Provided material:
--
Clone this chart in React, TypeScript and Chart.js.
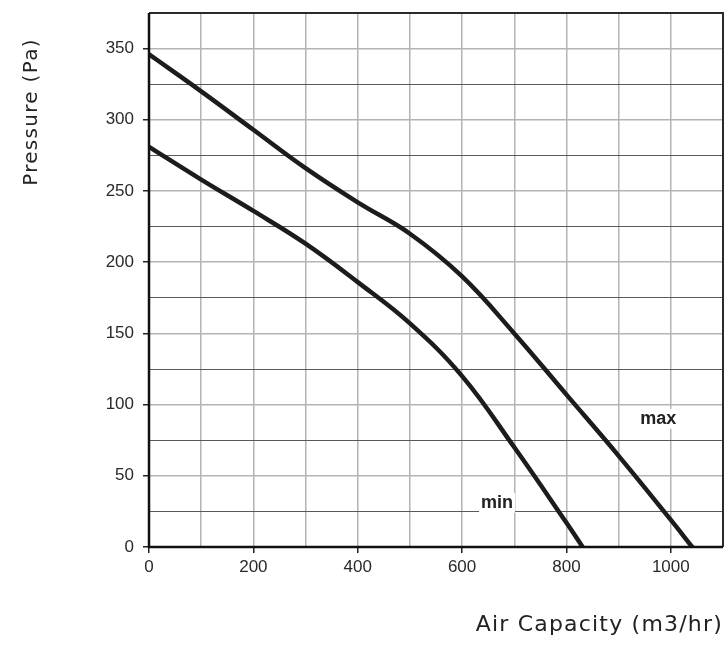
import React, { useEffect, useRef } from "react";
import { Chart, registerables } from "chart.js";

Chart.register(...registerables);

const maxCapacity = [0, 100, 200, 300, 400, 500, 600, 700, 800, 900, 1000, 1041];
const maxPressure = [346, 320, 293, 266, 242, 220, 190, 150, 107, 64, 19, 0];
const minCapacity = [0, 100, 200, 300, 400, 500, 600, 700, 800, 831];
const minPressure = [281, 258, 236, 213, 186, 157, 120, 70, 17, 0];

const seriesLabels = ["max", "min"];
const labelPositions = [
  { x: 976, y: 90 },
  { x: 667, y: 31 },
];
const xTitle = "Air Capacity (m3/hr)";
const yTitle = "Pressure (Pa)";

const toPoints = (xs: number[], ys: number[]) => xs.map((x, i) => ({ x, y: ys[i] }));

export default function App() {
  const ref = useRef<HTMLCanvasElement | null>(null);

  useEffect(() => {
    document.body.style.margin = "0";
    const canvas = ref.current;
    if (!canvas) return;

    const overlay = {
      id: "overlay",
      afterDatasetsDraw(chart: any) {
        const { ctx, chartArea, scales } = chart;
        ctx.save();
        ctx.strokeStyle = "#2a2a2a";
        ctx.lineWidth = 2;
        ctx.beginPath();
        ctx.moveTo(chartArea.left, chartArea.top);
        ctx.lineTo(chartArea.right, chartArea.top);
        ctx.lineTo(chartArea.right, chartArea.bottom);
        ctx.stroke();
        ctx.strokeStyle = "#111";
        ctx.lineWidth = 2.5;
        ctx.beginPath();
        ctx.moveTo(chartArea.left, chartArea.top);
        ctx.lineTo(chartArea.left, chartArea.bottom);
        ctx.lineTo(chartArea.right, chartArea.bottom);
        ctx.stroke();

        ctx.font = "bold 18px 'Liberation Sans', Arial, sans-serif";
        ctx.textAlign = "center";
        ctx.textBaseline = "middle";
        seriesLabels.forEach((lab, i) => {
          const px = scales.x.getPixelForValue(labelPositions[i].x);
          const py = scales.y.getPixelForValue(labelPositions[i].y);
          const w = ctx.measureText(lab).width;
          ctx.fillStyle = "#fff";
          ctx.fillRect(px - w / 2 - 2, py - 10, w + 4, 20);
          ctx.fillStyle = "#222";
          ctx.fillText(lab, px, py);
        });

        ctx.fillStyle = "#222";
        ctx.font = "20px 'DejaVu Sans', sans-serif";
        (ctx as any).letterSpacing = "1.3px";
        ctx.save();
        ctx.translate(32, 112);
        ctx.rotate(-Math.PI / 2);
        ctx.textAlign = "center";
        ctx.textBaseline = "middle";
        ctx.fillText(yTitle, 0, 0);
        ctx.restore();

        ctx.font = "22px 'DejaVu Sans', sans-serif";
        (ctx as any).letterSpacing = "1.2px";
        ctx.textAlign = "right";
        ctx.textBaseline = "alphabetic";
        ctx.fillText(xTitle, 723, 631);
        ctx.restore();
      },
    };

    const lineStyle = {
      borderColor: "#1c1c1c",
      borderWidth: 4.5,
      pointRadius: 0,
      showLine: true,
      fill: false,
      tension: 0.4,
      borderCapStyle: "round" as const,
    };

    const chart = new Chart(canvas, {
      type: "scatter",
      data: {
        datasets: [
          { label: seriesLabels[0], data: toPoints(maxCapacity, maxPressure), ...lineStyle },
          { label: seriesLabels[1], data: toPoints(minCapacity, minPressure), ...lineStyle },
        ],
      },
      options: {
        responsive: false,
        animation: false,
        devicePixelRatio: 1,
        layout: { padding: { top: 13, right: 3, left: 0, bottom: 0 } },
        plugins: {
          legend: { display: false },
          tooltip: { enabled: false },
          title: { display: false },
        },
        scales: {
          x: {
            type: "linear",
            min: 0,
            max: 1100,
            afterFit: (s: any) => {
              s.height = 115;
              s.paddingLeft = 0;
              s.paddingRight = 0;
            },
            ticks: {
              stepSize: 100,
              autoSkip: false,
              maxRotation: 0,
              padding: 4,
              color: "#2a2a2a",
              font: { family: "'Liberation Sans', Arial, sans-serif", size: 17 },
              callback: (v: any) => (Number(v) % 200 === 0 ? String(v) : ""),
            },
            grid: {
              color: "#b4b4b4",
              lineWidth: 1.5,
              drawTicks: true,
              tickLength: 6,
              tickColor: (c: any) => (c.tick && c.tick.value % 200 === 0 ? "#222" : "rgba(0,0,0,0)"),
              tickWidth: 1.5,
            },
            border: { display: false },
          },
          y: {
            type: "linear",
            min: 0,
            max: 375,
            afterFit: (s: any) => {
              s.width = 149;
              s.paddingTop = 0;
              s.paddingBottom = 0;
            },
            ticks: {
              stepSize: 25,
              autoSkip: false,
              padding: 9,
              color: "#2a2a2a",
              font: { family: "'Liberation Sans', Arial, sans-serif", size: 17 },
              callback: (v: any) => (Number(v) % 50 === 0 ? String(v) : ""),
            },
            grid: {
              color: (c: any) => (c.tick && c.tick.value % 50 === 0 ? "#b4b4b4" : "#5a5a5a"),
              lineWidth: (c: any) => (c.tick && c.tick.value % 50 === 0 ? 1.5 : 1),
              drawTicks: true,
              tickLength: 6,
              tickColor: (c: any) => (c.tick && c.tick.value % 50 === 0 ? "#222" : "rgba(0,0,0,0)"),
              tickWidth: 1.5,
            },
            border: { display: false },
          },
        },
      },
      plugins: [overlay],
    });

    return () => chart.destroy();
  }, []);

  return (
    <div style={{ position: "absolute", left: 0, top: 0, width: 726, height: 662 }}>
      <canvas ref={ref} width={726} height={662} style={{ display: "block", width: 726, height: 662 }} />
    </div>
  );
}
--
Requirements:
In the listing above, how many lines hold the word "React"? Give the number and nothing more.

Task output:
2